Mr. Dare Adeoye is a Management and Development Consultant. He recenlty spoke on the reported dwindling trust level between citizens and government. He examined this issue  from a global perspective amidst other issues. Here are the excerpts

Tell us about yourself

I am Dare Adeoye, a Management and Development Consultant based in Osogbo, Osun State.

Globally, there seems to be an increasing level of distrust in governments by citizens. What do you think could have caused this?

Yes of course. There has been sort of distrust between citizens and their political representatives. Generally, I believe government should be an all inclusive thing. But the leaders, especially of the contemporary time are seeing it in a different perspective. They are seeing leadership as a discreet business that should not be revealed to the governed. This, to citizens, means that the government has something to hide. Even when eventually the government decides to address the citizens on any burning issue, it may be belated. Added to this is the mindset of the citizens that nothing reasonable is expected from the government since they are particularly detached from the governed.

Many people have said  liberal democracy is a scam especially in Sub Saharan Africa including Nigeria. Do you agree with this?

Yes of course. Democracy is not an African thing. We practice a monarchical system of government in Africa, which tends toward totalitarianism and autocracy. This suits an average African. In the African society, rulers rule without limit, opposition or dissenting voice. Rulers don’t willingly surrender their titles after ruling for a while or a stipulated time. They die on the throne. Democracy here is a fusion of the two and it has not been too helpful. That is why some schools of thought believe democracy is a scam.

Recently, especially at the ongoing COVID 19 pandemic, people tend to pitch tents with fake reports concerning the government. What are the underlying factors giving life to this?

The underlying factors for the thriving of fake news are nothing unconnected with the silence from the government. If there is uninterrupted and timely information flow from the government, I believe any other news from any source won’t thrive. Absence of information flow from the government and the zeal to be constantly fed with goings on will always give rise to fake news. It is in lieu of what people want to hear. 
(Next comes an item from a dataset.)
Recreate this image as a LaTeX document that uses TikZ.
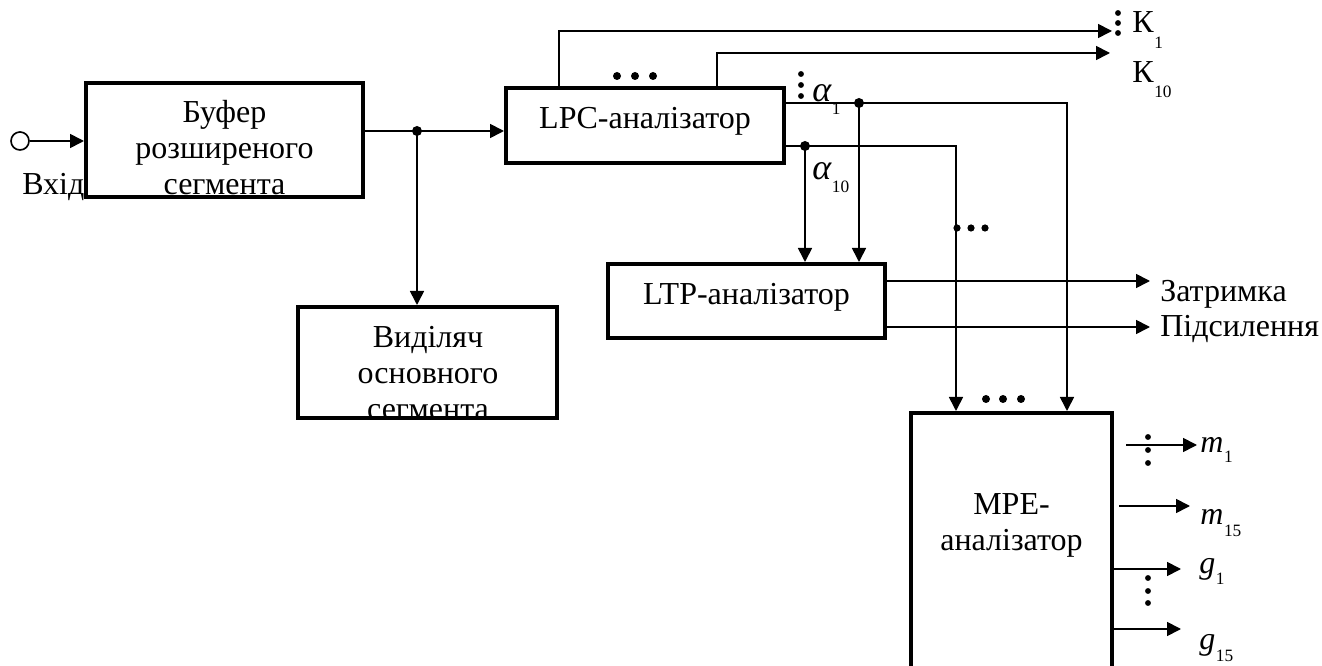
\documentclass[tikz,border=0pt]{standalone}
\usepackage{fontspec}
\setmainfont{Liberation Serif}
\usetikzlibrary{arrows.meta}
% subscript set well below the baseline
\newcommand{\lowsub}[2][9pt]{\kern0.5pt\raisebox{-#1}{\fontsize{13}{13}\selectfont #2}}
\begin{document}
\begin{tikzpicture}[x=0.75pt,y=-0.75pt,
  box/.style={draw,line width=3pt,inner sep=0pt},
  wire/.style={line width=1.25pt},
  arr/.style={wire,-{Triangle[length=10.5pt,width=10.5pt]}},
  txt/.style={font=\fontsize{24}{27}\selectfont,inner sep=0pt,align=center,text depth=0pt},
  lbl/.style={font=\fontsize{24}{27}\selectfont,inner sep=0pt,anchor=base west}]
\useasboundingbox (0,0) rectangle (1322,666);
\clip (0,0) rectangle (1322,666);

% blocks
\node[box,minimum width=207.75pt,minimum height=85.5pt] (buf) at (224.5,140) {};
\node[box,minimum width=208.5pt,minimum height=56.25pt] (lpc) at (645,125.5) {};
\node[box,minimum width=194.25pt,minimum height=83.25pt] (vid) at (427.5,362.5) {};
\node[box,minimum width=207.75pt,minimum height=55.5pt] (ltp) at (746.5,301) {};
\node[box,minimum width=150.75pt,minimum height=230.25pt] (mpe) at (1011.5,566.5) {};

% block texts (clipped to their frames)
\begin{scope}
  \clip (buf.south west) rectangle (buf.north east);
  \node[txt,anchor=south] (buftxt) at (224.5,195) {Буфер\\розширеного\\сегмента};
\end{scope}
\begin{scope}
  \clip (vid.south west) rectangle (vid.north east);
  \node[txt,anchor=south] (vidtxt) at (428,420) {Виділяч\\основного\\сегмента};
\end{scope}
\node[lbl,anchor=base] (lpctxt) at (645,129) {LPC-аналізатор};
\node[lbl,anchor=base] (ltptxt) at (746.5,305) {LTP-аналізатор};
\node[txt,anchor=south] (mpetxt) at (1011.5,551) {MPE-\\аналізатор};

% input
\node[circle,draw,wire,minimum size=13.5pt,inner sep=0pt] (in) at (20,141) {};
\node[lbl] (intxt) at (22,195) {Вхід};
\draw[arr] (in.east) -- (buf.west |- in);

% buffer output and branch
\coordinate (j0) at (417,131);
\draw[arr] (buf.east |- j0) -- (lpc.west |- j0);
\draw[arr] (j0) -- (j0 |- vid.north);
\fill (j0) circle[radius=3.75pt];

% reflection coefficients K
\coordinate (k1b) at (559,31);
\coordinate (k1) at (1112,31);
\coordinate (k10b) at (717,53);
\coordinate (k10) at (1110,53);
\draw[arr] (k1b |- lpc.north) -- (k1b) -- (k1);
\draw[arr] (k10b |- lpc.north) -- (k10b) -- (k10);
\foreach \x in {617,635,653} \fill (\x,76) circle[radius=3pt];
\foreach \y in {13,23,33} \fill (1118,\y) circle[radius=2.2pt];
\node[lbl] (lk1) at (1132,33) {К\lowsub[12pt]{1}};
\node[lbl] (lk10) at (1132,83) {К\lowsub[11pt]{10}};

% alpha outputs
\coordinate (a1e) at (1067,103);
\coordinate (a1j) at (859,103);
\coordinate (a10e) at (956,146);
\coordinate (a10j) at (805,146);
\draw[arr] (lpc.east |- a1e) -- (a1e) -- (a1e |- mpe.north);
\draw[arr] (lpc.east |- a10e) -- (a10e) -- (a10e |- mpe.north);
\draw[arr] (a1j) -- (a1j |- ltp.north);
\draw[arr] (a10j) -- (a10j |- ltp.north);
\fill (a1j) circle[radius=3.75pt];
\fill (a10j) circle[radius=3.75pt];
\foreach \y in {74,85,96} \fill (801,\y) circle[radius=2.2pt];
\node[lbl] (la1) at (812,102) {\fontsize{27}{27}\selectfont\itshape α\upshape\lowsub[9.5pt]{1}};
\node[lbl] (la10) at (812,180) {\fontsize{27}{27}\selectfont\itshape α\upshape\lowsub[9.5pt]{10}};
\foreach \x in {957,971,985} \fill (\x,228) circle[radius=2.7pt];
\foreach \x in {986,1003,1021} \fill (\x,399) circle[radius=3pt];

% LTP outputs
\coordinate (zt) at (1150,281);
\coordinate (ps) at (1150,327);
\draw[arr] (ltp.east |- zt) -- (zt);
\draw[arr] (ltp.east |- ps) -- (ps);
\node[lbl] (lzt) at (1160,302) {Затримка};
\node[lbl] (lps) at (1160,337) {Підсилення};

% MPE outputs
\coordinate (m1s) at (1126,445);
\coordinate (m1e) at (1197,445);
\coordinate (m15s) at (1119,506);
\coordinate (m15e) at (1190,506);
\coordinate (g1e) at (1181,569);
\coordinate (g15e) at (1181,629);
\draw[arr] (m1s) -- (m1e);
\draw[arr] (m15s) -- (m15e);
\draw[arr] (mpe.east |- g1e) -- (g1e);
\draw[arr] (mpe.east |- g15e) -- (g15e);
\foreach \y in {437,450,463} \fill (1148,\y) circle[radius=2.2pt];
\foreach \y in {578,591,603} \fill (1148,\y) circle[radius=2.2pt];
\node[lbl] (lm1) at (1200,453) {\itshape m\upshape\lowsub[7pt]{1}};
\node[lbl] (lm15) at (1200,525) {\itshape m\upshape\lowsub[9pt]{15}};
\node[lbl] (lg1) at (1199,574) {\itshape g\upshape\lowsub[8pt]{1}};
\node[lbl] (lg15) at (1199,649) {\itshape g\upshape\lowsub[9.5pt]{15}};
\end{tikzpicture}
\end{document}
Experts have said there would be a lot of changes in the post COVID 19 era, what are the lessons you think Nigeria should learn from this disaster?

Some of the lessons Nigerians should learn from the pandemic include preparedness for epidemic outbreak and for the citizens. There is also a need for effective and timely information management. Putting round pegs in round holes, that is, making use of our experienced professional medical practitioners to head the Presidential Task Force on COVID-19 rather than a lawyer heading the team. Probably, we also an improved health care service delivery. I’m not too convinced this will be completely affected being what we are. Maybe a more efficient record keeping and data management on Nigerians.Voting for a younger, well equipped, knowledgeable and more proactive president in the next election will save us from the retinue of embarrassments the present leader has caused us. Reduction in over reliance on health excursion whereby a person who tested positive and has no case file in Nigeria, had his case file transferred from a medical facility abroad.

Do you foresee Nigerian leaders reflecting these changes after the pandemic?

I am not a prophet of doom but I doubt if they will change just like the proverbial leopard who hardly changes its spots.